Vorig jaar verscheen een biografie over de in Workum geboren Hessel de Harder. De auteur, Marie-Anne de Harder, beschrijft de
levensloop van haar vader, musicus, die in 1915 in Workum werd geboren. Daar ging hij op zondag met zijn ouders naar de Nederlands Hervormde Sint-Gertrudiskerk.
Hij vertelde veel over de grote kerk met zijn beschilderde gildebaren uit de 18e eeuw, en de Bijbelse voorstellingen op de kansel, zoals de opwekking van Lazarus;
hij kon ze bijna uittekenen. Ook genoot hij zondags van het orgelspel op het uit de 17e eeuw daterende orgel, een instrument dat hij later zelf zou bespelen.
Door een ongeluk werd hij op zijn tiende jaar blind en vanaf dat moment was hij voor zijn verdere scholing aangewezen op de blindeninstituten. Daar werden de leerlingen
in de meeste gevallen opgeleid tot typische blindenberoepen zoals matten vlechten en bezems maken. Op het blindeninstituut in Amsterdam kreeg hij ook pianoles en zondags
bezocht hij kerken in Amsterdam, zoals de Nieuwe en de Oude Kerk en de Westerkerk. In 1932 verhuisde het instituut naar Bussum en daar kreeg Hessel de Harder orgelles van
Frans Hasselaar, die organist was van de Amsterdamse Westerkerk en beiaardier van de Oude Kerk. In 1937 kwam Hessel in het bezit van het diploma van de Nederlandse Organisten
Vereniging en daardoor werd hij bevoegd docent en kerkorganist. In de examencommissie zaten onder meer Anthon van der Horst en Cor Kee. Hij werd organist in Blaricum en hij
begon daar ook een lespraktijk.
Organist in Utrecht
In 1942 werd er een organist gevraagd voor de Nicolaïkerk te Utrecht. Naar de vacature solliciteerden maar liefst 31 organisten, onder wie Hessel de Harder. Van hen bleven
er uiteindelijk twee over: naast Hessel de Harder was dat de later bekend geworden Lambert Erné.

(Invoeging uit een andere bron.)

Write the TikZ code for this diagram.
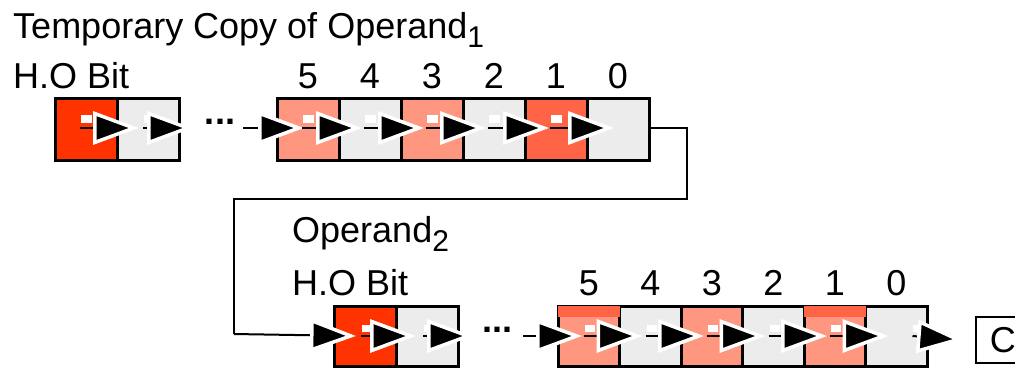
\documentclass[tikz,border=0pt]{standalone}
\usepackage{fontspec}
\setmainfont{Liberation Sans}
\usepackage{tikz}
\usetikzlibrary{arrows.meta, positioning, calc}

\definecolor{hored}{RGB}{255,51,0}
\definecolor{chkred}{RGB}{255,100,70}
\definecolor{chksal}{RGB}{255,150,128}
\definecolor{chkgray}{RGB}{236,236,236}

\begin{document}
\begin{tikzpicture}[x=1pt, y=-1pt,
    cell/.style={rectangle, draw, line width=3pt, minimum width=62pt, minimum height=62pt, inner sep=0pt},
    lowcell/.style={cell, minimum height=60pt},
    hilite/.style={fill=white},
    sharrow/.style={line width=2pt, -{Triangle[length=46pt, width=33pt, color=white, fill=black, line width=3.5pt]}},
    link/.style={line width=2pt},
    lbl/.style={anchor=base, inner sep=0pt, font=\fontsize{36}{40}\selectfont},
    dots/.style={anchor=base, inner sep=0pt, font=\fontsize{36}{40}\selectfont\bfseries}
]
    \useasboundingbox (0,0) rectangle (1015,368);
    \clip (0,0) rectangle (1015,368);

    % texts
    \node[lbl, anchor=base west] (title) at (13,38) {Temporary Copy of Operand\raisebox{-9pt}{\fontsize{30}{30}\selectfont 1}};
    \node[lbl, anchor=base west] (thotext) at (13,88) {H.O Bit};
    \node[lbl, anchor=base west] (optwo) at (292,242) {Operand\raisebox{-9pt}{\fontsize{30}{30}\selectfont 2}};
    \node[lbl, anchor=base west] (bhotext) at (292,295) {H.O Bit};

    % temporary copy of operand 1
    \node[cell, fill=hored] (tho) at (86,129) {};
    \node[cell, fill=chkgray] (tnx) at (148,129) {};
    \node[dots] (tdots) at (220,124) {...};
    \node[cell, fill=chksal] (t5) at (308,129) {};
    \node[cell, fill=chkgray] (t4) at (370,129) {};
    \node[cell, fill=chksal] (t3) at (432,129) {};
    \node[cell, fill=chkgray] (t2) at (494,129) {};
    \node[cell, fill=chkred] (t1) at (556,129) {};
    \node[cell, fill=chkgray] (t0) at (618,129) {};

    \node[lbl] (tn5) at (t5 |- 0,88) {5};
    \node[lbl] (tn4) at (t4 |- 0,88) {4};
    \node[lbl] (tn3) at (t3 |- 0,88) {3};
    \node[lbl] (tn2) at (t2 |- 0,88) {2};
    \node[lbl] (tn1) at (t1 |- 0,88) {1};
    \node[lbl] (tn0) at (t0 |- 0,88) {0};

    % operand 2
    \node[lowcell, fill=hored] (bho) at (365,336) {};
    \node[lowcell, fill=chkgray] (bnx) at (427,336) {};
    \node[dots] (bdots) at (497,332) {...};
    \node[lowcell, fill=chksal] (b5) at (589,336) {};
    \node[lowcell, fill=chkgray] (b4) at (650.5,336) {};
    \node[lowcell, fill=chksal] (b3) at (712,336) {};
    \node[lowcell, fill=chkgray] (b2) at (773.5,336) {};
    \node[lowcell, fill=chksal] (b1) at (835,336) {};
    \node[lowcell, fill=chkgray] (b0) at (896.5,336) {};
    \fill[chkred] ($(b5.north west)+(1.5,1.5)$) rectangle ($(b5.north east)+(-1.5,12)$);
    \fill[chkred] ($(b1.north west)+(1.5,1.5)$) rectangle ($(b1.north east)+(-1.5,12)$);

    \node[lbl] (bn5) at (b5 |- 0,295) {5};
    \node[lbl] (bn4) at (b4 |- 0,295) {4};
    \node[lbl] (bn3) at (b3 |- 0,295) {3};
    \node[lbl] (bn2) at (b2 |- 0,295) {2};
    \node[lbl] (bn1) at (b1 |- 0,295) {1};
    \node[lbl] (bn0) at (b0 |- 0,295) {0};

    \node[draw, line width=1.8pt, anchor=west, minimum width=54pt, minimum height=46pt,
        font=\fontsize{36}{40}\selectfont] (cbit) at (975,340) {C};

    % white marks in the bits
    \fill[hilite] ($(tho)+(-5,-14)$) rectangle ++(11,8);
    \fill[hilite] ($(tnx)+(-4,-14)$) rectangle ++(9,8);
    \fill[hilite] ($(t5)+(-5,-14)$) rectangle ++(11,8);
    \fill[hilite] ($(t4)+(-5,-14)$) rectangle ++(11,8);
    \fill[hilite] ($(t3)+(-5,-14)$) rectangle ++(11,8);
    \fill[hilite] ($(t2)+(-5,-14)$) rectangle ++(11,8);
    \fill[hilite] ($(t1)+(-5,-14)$) rectangle ++(11,8);
    \fill[hilite] ($(bho)+(-3,-11)$) rectangle ++(10,7);
    \fill[hilite] ($(bnx)+(-3,-11)$) rectangle ++(9,7);
    \fill[hilite] ($(b5)+(-4,-11)$) rectangle ++(10,7);
    \fill[hilite] ($(b4)+(-4,-11)$) rectangle ++(10,7);
    \fill[hilite] ($(b3)+(-4,-11)$) rectangle ++(10,7);
    \fill[hilite] ($(b2)+(-4,-11)$) rectangle ++(10,7);
    \fill[hilite] ($(b1)+(-4,-11)$) rectangle ++(10,7);
    \fill[hilite] ($(b0)+(16,-11)$) rectangle ++(10,7);

    % shifting right
    \coordinate (tin) at (243,128);
    \coordinate (bin) at (523,336);
    \coordinate (cr) at (687,199);
    \coordinate (cl) at (234,199);

    \draw[sharrow] ($(tho)+(-6,-1)$) -- ($(tnx)+(-9,-1)$);
    \draw[sharrow] ($(tnx)+(-5,-1)$) -- ++(50,0);
    \draw[sharrow] (tin) -- ($(t5)+(-4,-1)$);
    \draw[sharrow] ($(t5)+(-6,-1)$) -- ($(t4)+(-8,-1)$);
    \draw[sharrow] ($(t4)+(-6,-1)$) -- ($(t3)+(-8,-1)$);
    \draw[sharrow] ($(t3)+(-6,-1)$) -- ($(t2)+(-8,-1)$);
    \draw[sharrow] ($(t2)+(-6,-1)$) -- ($(t1)+(-7,-1)$);
    \draw[sharrow] ($(t1)+(-6,-1)$) -- ($(t0)+(-4,-1)$);

    \draw[link] ($(t0.east)+(-3,-1)$) -| (cr) -- (cl) -- (cl |- 0,334);
    \draw[sharrow] (cl |- 0,334) -- ($(bho)+(-9,0)$);

    \draw[sharrow] ($(bho)+(-4,0)$) -- ($(bnx)+(-11,0)$);
    \draw[sharrow] ($(bnx)+(-4,0)$) -- ++(50,0);
    \draw[sharrow] (bin) -- ($(b5)+(-7,0)$);
    \draw[sharrow] ($(b5)+(-5,0)$) -- ($(b4)+(-8,0)$);
    \draw[sharrow] ($(b4)+(-5,0)$) -- ($(b3)+(-8,0)$);
    \draw[sharrow] ($(b3)+(-5,0)$) -- ($(b2)+(-8,0)$);
    \draw[sharrow] ($(b2)+(-5,0)$) -- ($(b1)+(-8,0)$);
    \draw[sharrow] ($(b1)+(-5,0)$) -- ($(b0)+(-8,0)$);
    \draw[sharrow] ($(b0)+(16,0)$) -- ($(cbit.west)+(-12,0)$);
\end{tikzpicture}
\end{document}
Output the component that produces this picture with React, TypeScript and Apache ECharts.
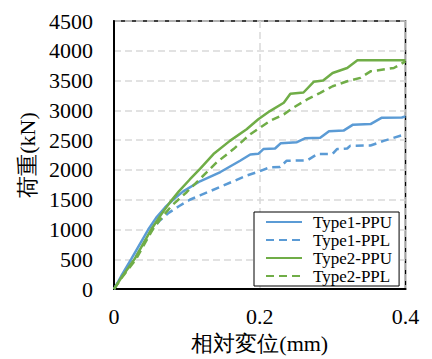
import React, { useEffect, useRef } from "react";
import * as echarts from "echarts";

const seriesNames = ["Type1-PPU", "Type1-PPL", "Type2-PPU", "Type2-PPL"];

const type1PPU: [number, number][] = [
  [0, 0], [0.01, 220], [0.024, 510], [0.047, 1000], [0.058, 1200], [0.07, 1370], [0.081, 1500],
  [0.095, 1640], [0.118, 1810], [0.146, 1965], [0.173, 2155], [0.187, 2260], [0.198, 2270],
  [0.205, 2350], [0.221, 2360], [0.229, 2450], [0.251, 2465], [0.262, 2530],
  [0.283, 2540], [0.295, 2650], [0.315, 2660], [0.328, 2760], [0.352, 2770],
  [0.367, 2875], [0.395, 2880], [0.4, 2900],
];

const type1PPL: [number, number][] = [
  [0, 0], [0.01, 200], [0.028, 500], [0.05, 960], [0.062, 1140], [0.075, 1280], [0.089, 1390],
  [0.104, 1500], [0.118, 1572], [0.15, 1738], [0.182, 1905], [0.196, 1961], [0.214, 2045],
  [0.228, 2050], [0.237, 2155], [0.265, 2160], [0.279, 2267], [0.3, 2270],
  [0.306, 2350], [0.32, 2360], [0.324, 2405], [0.352, 2410], [0.37, 2488], [0.4, 2600],
];

const type2PPU: [number, number][] = [
  [0, 0], [0.01, 190], [0.028, 500], [0.051, 1000], [0.064, 1240], [0.077, 1460], [0.089, 1640],
  [0.104, 1840], [0.118, 2017], [0.1365, 2267], [0.159, 2488], [0.182, 2683], [0.198, 2850],
  [0.214, 2988], [0.233, 3128], [0.242, 3280], [0.26, 3300], [0.274, 3480], [0.287, 3500],
  [0.3, 3628], [0.32, 3711], [0.334, 3840], [0.4, 3840],
];

const type2PPL: [number, number][] = [
  [0, 0], [0.01, 180], [0.03, 500], [0.053, 1000], [0.066, 1210], [0.08, 1410], [0.1, 1630],
  [0.118, 1850], [0.141, 2128], [0.164, 2350], [0.187, 2600], [0.214, 2822], [0.233, 2933],
  [0.246, 3044], [0.265, 3183], [0.283, 3295], [0.3, 3405], [0.32, 3488],
  [0.338, 3545], [0.352, 3655], [0.384, 3711], [0.4, 3822],
];

const BLUE = "#5B9BD5";
const GREEN = "#70AD47";
const FONT = "Liberation Serif";

export default function App() {
  const ref = useRef<HTMLDivElement>(null);
  useEffect(() => {
    if (!ref.current) return;
    const chart = echarts.init(ref.current, undefined, { renderer: "svg" });
    const mk = (name: string, data: [number, number][], color: string, dashed: boolean) => ({
      name,
      type: "line",
      data,
      symbol: "none",
      showSymbol: false,
      lineStyle: { color, width: 2.5, type: dashed ? [8, 5] : "solid" },
      itemStyle: { color },
    });
    chart.setOption({
      animation: false,
      textStyle: { fontFamily: FONT },
      grid: {
        left: 114, top: 21, right: 26.5, bottom: 68,
        show: true, borderColor: "#000", borderWidth: 1.5, backgroundColor: "transparent",
      },
      legend: {
        data: seriesNames,
        orient: "vertical",
        left: 254,
        top: 212,
        width: 149,
        backgroundColor: "#fff",
        borderColor: "#000",
        borderWidth: 1,
        borderRadius: 0,
        padding: [1, 7, 1, 11],
        itemGap: 0,
        itemWidth: 36,
        itemHeight: 14,
        itemStyle: { opacity: 0 },
        textStyle: { fontFamily: FONT, fontSize: 17, color: "#000", lineHeight: 18, padding: [0, 0, 0, 6] },
      },
      xAxis: {
        type: "value",
        min: 0, max: 0.4, interval: 0.2,
        name: "相対変位(mm)",
        nameLocation: "middle",
        nameGap: 40,
        nameTextStyle: { fontFamily: FONT, fontSize: 22, color: "#000" },
        axisLine: { show: true, lineStyle: { color: "#000", width: 2 } },
        axisTick: { show: false },
        axisLabel: { fontFamily: FONT, fontSize: 22, color: "#000", margin: 16,
          formatter: (v: number) => (v === 0 ? "0" : String(+v.toFixed(1))) },
        splitLine: { show: true, lineStyle: { color: "#d9d9d9", width: 1.5, type: [7, 4] } },
      },
      yAxis: {
        type: "value",
        min: 0, max: 4500, interval: 500,
        name: "荷重(kN)",
        nameLocation: "middle",
        nameGap: 66,
        nameRotate: 90,
        nameTextStyle: { fontFamily: FONT, fontSize: 22, color: "#000" },
        axisLine: { show: true, lineStyle: { color: "#000", width: 2 } },
        axisTick: { show: false },
        axisLabel: { fontFamily: FONT, fontSize: 22, color: "#000", margin: 21,
          formatter: (v: number) => String(v) },
        splitLine: { show: true, lineStyle: { color: "#d9d9d9", width: 1.5, type: [7, 4] } },
      },
      series: [
        mk(seriesNames[0], type1PPU, BLUE, false),
        mk(seriesNames[1], type1PPL, BLUE, true),
        mk(seriesNames[2], type2PPU, GREEN, false),
        mk(seriesNames[3], type2PPL, GREEN, true),
      ],
    });
    return () => chart.dispose();
  }, []);
  return <div ref={ref} style={{ width: 432, height: 359, position: "absolute", left: 0, top: 0 }} />;
}
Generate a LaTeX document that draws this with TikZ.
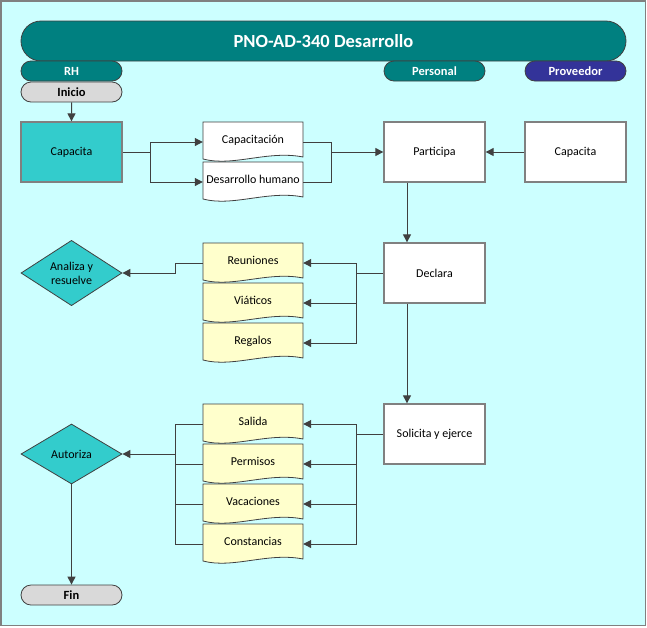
\documentclass[tikz,border=0pt]{standalone}
\usepackage{fontspec}
\setmainfont{Carlito}
\usetikzlibrary{arrows.meta,shapes.geometric,shapes.misc}
\definecolor{bgc}{HTML}{CCFFFF}
\definecolor{tealc}{HTML}{008080}
\definecolor{provc}{HTML}{333399}
\definecolor{turqc}{HTML}{33CCCC}
\definecolor{docyc}{HTML}{FFFFCC}
\definecolor{termc}{HTML}{D9D9D9}
\definecolor{lnc}{HTML}{404040}
\definecolor{bdc}{HTML}{808080}
\tikzset{
  titlebar/.style={rounded rectangle, fill=tealc, draw=lnc, line width=0.8pt, minimum width=605pt, minimum height=40pt, inner sep=0pt, text=white, font=\fontsize{18.5}{20}\selectfont\bfseries},
  lanehead/.style={rounded rectangle, fill=tealc, draw=lnc, line width=0.8pt, minimum width=101pt, minimum height=20pt, inner sep=0pt, text=white, font=\fontsize{12.5}{14}\selectfont\bfseries},
  termbox/.style={rounded rectangle, fill=termc, draw=lnc, line width=0.8pt, minimum width=101pt, minimum height=20pt, inner sep=0pt, text=black, font=\fontsize{12.5}{14}\selectfont\bfseries},
  procbox/.style={rectangle, fill=white, draw=bdc, line width=1.3pt, minimum width=101pt, minimum height=60pt, inner sep=0pt, font=\fontsize{12}{14}\selectfont},
  decbox/.style={diamond, fill=turqc, draw=lnc, line width=0.8pt, minimum width=101pt, minimum height=60pt, inner sep=0pt, align=center, font=\fontsize{12}{14}\selectfont},
  doctext/.style={rectangle, minimum width=100pt, minimum height=40pt, inner sep=0pt, font=\fontsize{12}{14}\selectfont},
  docline/.style={draw=lnc, line width=0.8pt},
  conn/.style={draw=lnc, line width=1pt},
  arr/.style={conn, -{Triangle[length=8pt,width=8pt]}},
}
\newcommand\docshape[5]{%
  \filldraw[docline, fill=#4] ({#2-50},{#3-20}) -- ({#2+50},{#3-20}) -- ({#2+50},{#3+15})
    .. controls ({#2+15},{#3+8}) and ({#2-20},{#3+25}) .. ({#2-50},{#3+17}) -- cycle;
  \node[doctext] (#1) at (#2,#3) {\raisebox{5.5pt}{#5}};}
\begin{document}
\begin{tikzpicture}[x=1pt,y=-1pt]
\useasboundingbox (0,0) rectangle (647,627);
\fill[white] (0,0) rectangle (647,627);
\filldraw[fill=bgc, draw=bdc, line width=1.5pt] (1,1) rectangle (645.5,625.5);

% header
\node[titlebar] (title) at (323.5,41) {PNO-AD-340 Desarrollo};
\node[lanehead] (rh) at (71.5,71) {RH};
\node[lanehead] (pers) at (434.5,71) {Personal};
\node[lanehead, fill=provc] (prov) at (575.5,71) {Proveedor};

% nodes
\node[termbox] (ini) at (71.5,92) {Inicio};
\node[procbox, fill=turqc] (cap) at (71.5,152) {Capacita};
\node[procbox] (part) at (434.5,152) {Participa};
\node[procbox] (capp) at (575.5,152) {Capacita};
\node[procbox] (decl) at (434.5,273) {Declara};
\node[procbox] (soli) at (434.5,434) {Solicita y ejerce};
\node[decbox] (anal) at (71.5,273) {Analiza y\\resuelve};
\node[decbox] (auto) at (71.5,454) {Autoriza};
\node[termbox] (fin) at (71.5,595) {Fin};

\docshape{capn}{253}{142}{white}{Capacitación}
\docshape{desh}{253}{182}{white}{Desarrollo humano}
\docshape{reun}{253}{263}{docyc}{Reuniones}
\docshape{viat}{253}{303}{docyc}{Viáticos}
\docshape{rega}{253}{343}{docyc}{Regalos}
\docshape{sali}{253}{424}{docyc}{Salida}
\docshape{perm}{253}{464}{docyc}{Permisos}
\docshape{vaca}{253}{504}{docyc}{Vacaciones}
\docshape{cons}{253}{544}{docyc}{Constancias}

% junction columns
\coordinate (j3) at (150,0);
\coordinate (j4) at (331,0);
\coordinate (j1) at (356,0);
\coordinate (j2) at (175,0);
\coordinate (vx) at (407,0);

% connectors
\draw[arr] (ini) -- (cap);
\draw[conn] (cap.east) -- (cap.east -| j3);
\draw[arr] (cap.east -| j3) |- (capn.west);
\draw[arr] (cap.east -| j3) |- (desh.west);
\draw[conn] (capn.east) -| (desh.east -| j4) -- (desh.east);
\draw[arr] (part.west -| j4) -- (part.west);
\draw[arr] (capp) -- (part);
\draw[arr] (part.south -| vx) -- (decl.north -| vx);
\draw[arr] (decl.south -| vx) -- (soli.north -| vx);

\draw[conn] (decl.west) -- (decl.west -| j1);
\draw[arr] (decl.west -| j1) |- (reun.east);
\draw[arr] (decl.west -| j1) |- (viat.east);
\draw[arr] (decl.west -| j1) |- (rega.east);
\draw[arr] (reun.west) -- (reun.west -| j2) |- (anal.east);

\draw[conn] (soli.west) -- (soli.west -| j1);
\draw[arr] (soli.west -| j1) |- (sali.east);
\draw[arr] (soli.west -| j1) |- (perm.east);
\draw[arr] (soli.west -| j1) |- (vaca.east);
\draw[arr] (soli.west -| j1) |- (cons.east);

\draw[conn] (sali.west) -| (cons.west -| j2) -- (cons.west);
\draw[conn] (perm.west) -- (perm.west -| j2);
\draw[conn] (vaca.west) -- (vaca.west -| j2);
\draw[arr] (auto.east -| j2) -- (auto.east);
\draw[arr] (auto) -- (fin);
\end{tikzpicture}
\end{document}
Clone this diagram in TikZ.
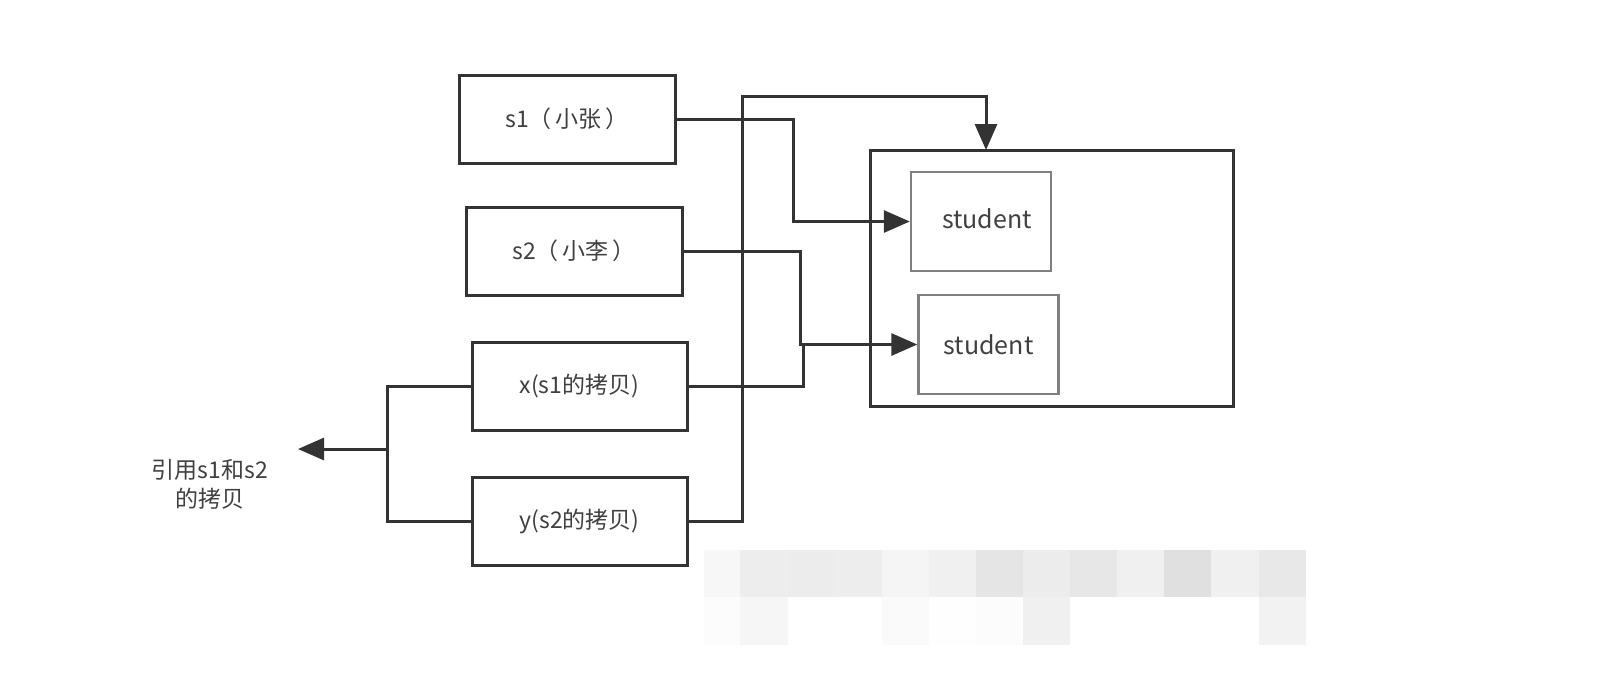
\documentclass[tikz,border=0pt]{standalone}
\usepackage{fontspec}
\setmainfont{Noto Sans CJK SC}
\usetikzlibrary{arrows.meta}
\definecolor{ln}{HTML}{333333}
\definecolor{tx}{HTML}{404040}
\definecolor{sb}{HTML}{808080}
\tikzset{
  box/.style={draw=ln, line width=1.5pt, text=tx, font=\fontsize{11.5pt}{14pt}\selectfont, inner sep=0pt},
  stbox/.style={draw=sb, line width=1.2pt, text=tx, font=\fontsize{12.5pt}{14pt}\selectfont, inner sep=0pt, minimum width=70pt, minimum height=49.5pt},
  conn/.style={draw=ln, line width=1.5pt},
  arr/.style={conn, -{Triangle[length=13pt,width=11pt]}},
  lbl/.style={text=tx, font=\fontsize{11.5pt}{14.5pt}\selectfont, align=center, inner sep=0pt},
}
\begin{document}
\begin{tikzpicture}[x=0.5pt,y=-0.5pt]
\useasboundingbox (0,0) rectangle (1604,698);
\fill[white] (0,0) rectangle (1604,698);

% mosaic watermark
\foreach \xa/\xb/\ga/\gb in {704/740/97/99, 740/788/93/96.5, 788/835/92.5/100, 835/882/93/100, 882/929/96/98, 929/976/94/99.5, 976/1023/90/99, 1023/1070/92.5/94, 1070/1117/90.5/100, 1117/1164/94/100, 1164/1211/88/100, 1211/1259/94/100, 1259/1306/91/95} {
  \fill[fill=white!\ga!black] (\xa,550) rectangle (\xb,597);
  \fill[fill=white!\gb!black] (\xa,597) rectangle (\xb,645);
}

% nodes
\node[box, minimum width=108pt, minimum height=44pt] (s1) at (567,119) {s1（\hspace{2pt}小张\hspace{2pt}）};
\node[box, minimum width=108pt, minimum height=44pt] (s2) at (574,251) {s2（\hspace{2pt}小李\hspace{2pt}）};
\node[box, minimum width=107.5pt, minimum height=44pt] (x) at (579.5,386) {x(s1的拷贝)};
\node[box, minimum width=107.5pt, minimum height=44pt] (y) at (579.5,521) {y(s2的拷贝)};
\node[box, minimum width=181.5pt, minimum height=128pt] (big) at (1051.5,278) {};
\node[stbox] (st1) at (981,221.5) {\raisebox{3pt}{\hspace{6pt}student}};
\node[stbox] (st2) at (988.5,344.5) {student};
\node[lbl] (lab) at (210,484) {引用s1和s2\\的拷贝};

% bend coordinates
\coordinate (k1) at (793,0);
\coordinate (k2) at (800,0);
\coordinate (k3) at (803,344.5);
\coordinate (k4) at (742,96);
\coordinate (t) at (986,150);
\coordinate (k6) at (387,0);
\coordinate (j) at (387,449);
\coordinate (tip) at (298,449);

% connectors
\draw[arr] (s1.east) -- (s1.east -| k1) |- (st1.west);
\draw[arr] (s2.east) -- (s2.east -| k2) |- (st2.west);
\draw[conn] (x.east) -| (k3);
\draw[arr] (y.east) -| (k4) -| (t);
\draw[conn] (x.west) -- (x.west -| k6) |- (y.west);
\draw[arr] (j) -- (tip);
\end{tikzpicture}
\end{document}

En deze werd benoemd in de Nicolaïkerk. Hessel de Harder nam zijn plaats in
in de Julianakerk en zo verhuisde hij naar Utrecht, waar hij in hetzelfde jaar in het huwelijk trad.
Na de oorlog was er niet veel werk voor een organist en daarom solliciteerde hij bij de PTT in Den Haag. Hij kreeg de baan en werd typist op kantoor van de PTT. Maar hij werd
ook weer organist onder meer van de Nieuwe Badkapel in Scheveningen. Daarnaast ging hij naar de beiaardschool in Amersfoort en nadat hij daar het diploma had behaald werd hij
in 1958 beiaardier in Katwijk wat hij tot 1978 zou blijven.
Via Friesland naar Hoogeveen
In 1968 verhuisde hij weer naar Friesland waar hij docent werd aan de pas opgerichte muziekschool ‘De Wâldsang'. Dat heeft maar kort geduurd, want het reizen naar de vele lesplaatsen
was bezwaarlijk. Ook had hij daar geen orgel tot zijn beschikking en daarom solliciteerde hij naar de functie van organist in de Goede Herderkerk te Hoogeveen. Toen daar bij de plaatselijke
muziekschool de functie van piano- en orgeldocent vrij kwam werd hij ook daar benoemd en verhuisde hij naar Hoogeveen. Op 12 juni 1983 speelde Hessel de Harder zijn laatste dienst in Hoogeveen
en niet veel later verhuisde hij naar de Achterhoek waar hij 27 maart 1987 overleed.
Marie-Anne de Harder beschrijft niet alleen de muzikale loopbaan van haar vader, maar schrijft ook over de blindenzorg en de blindeninstituten aan het begin van de 20e eeuw. Met dit boek
wil de schrijfster laten zien hoe bijzonder het was dat haar vader als blinde uiteindelijk een volwaardige plaats in de maatschappij wist te veroveren. Ook is er een hoofdstuk over het
kerklied en de organist in de loop van de geschiedenis, waarin ze onder meer prof. G. van der Leeuw, de grote man achter de liturgische beweging en latere minister van cultuur, aanhaalt.
In 1931 hield Van der Leeuw een rede waaruit de schrijfster één van zijn stellingen citeert: “Het orgelspel zij geheel kerkelijk van stijl en begeve zich noch op het terrein der buitenkerkelijke,
noch op dat van de zgn. opwekkingsmuziek. Het vindt zijn basis in het reformatorisch koraal”.
Het zeer lezenswaardige boek van Marie-Anne de Harder is uitgegeven door uitgeverij Elikser te Leeuwarden en is in de boekhandel verkrijgbaar en kost € 16,50.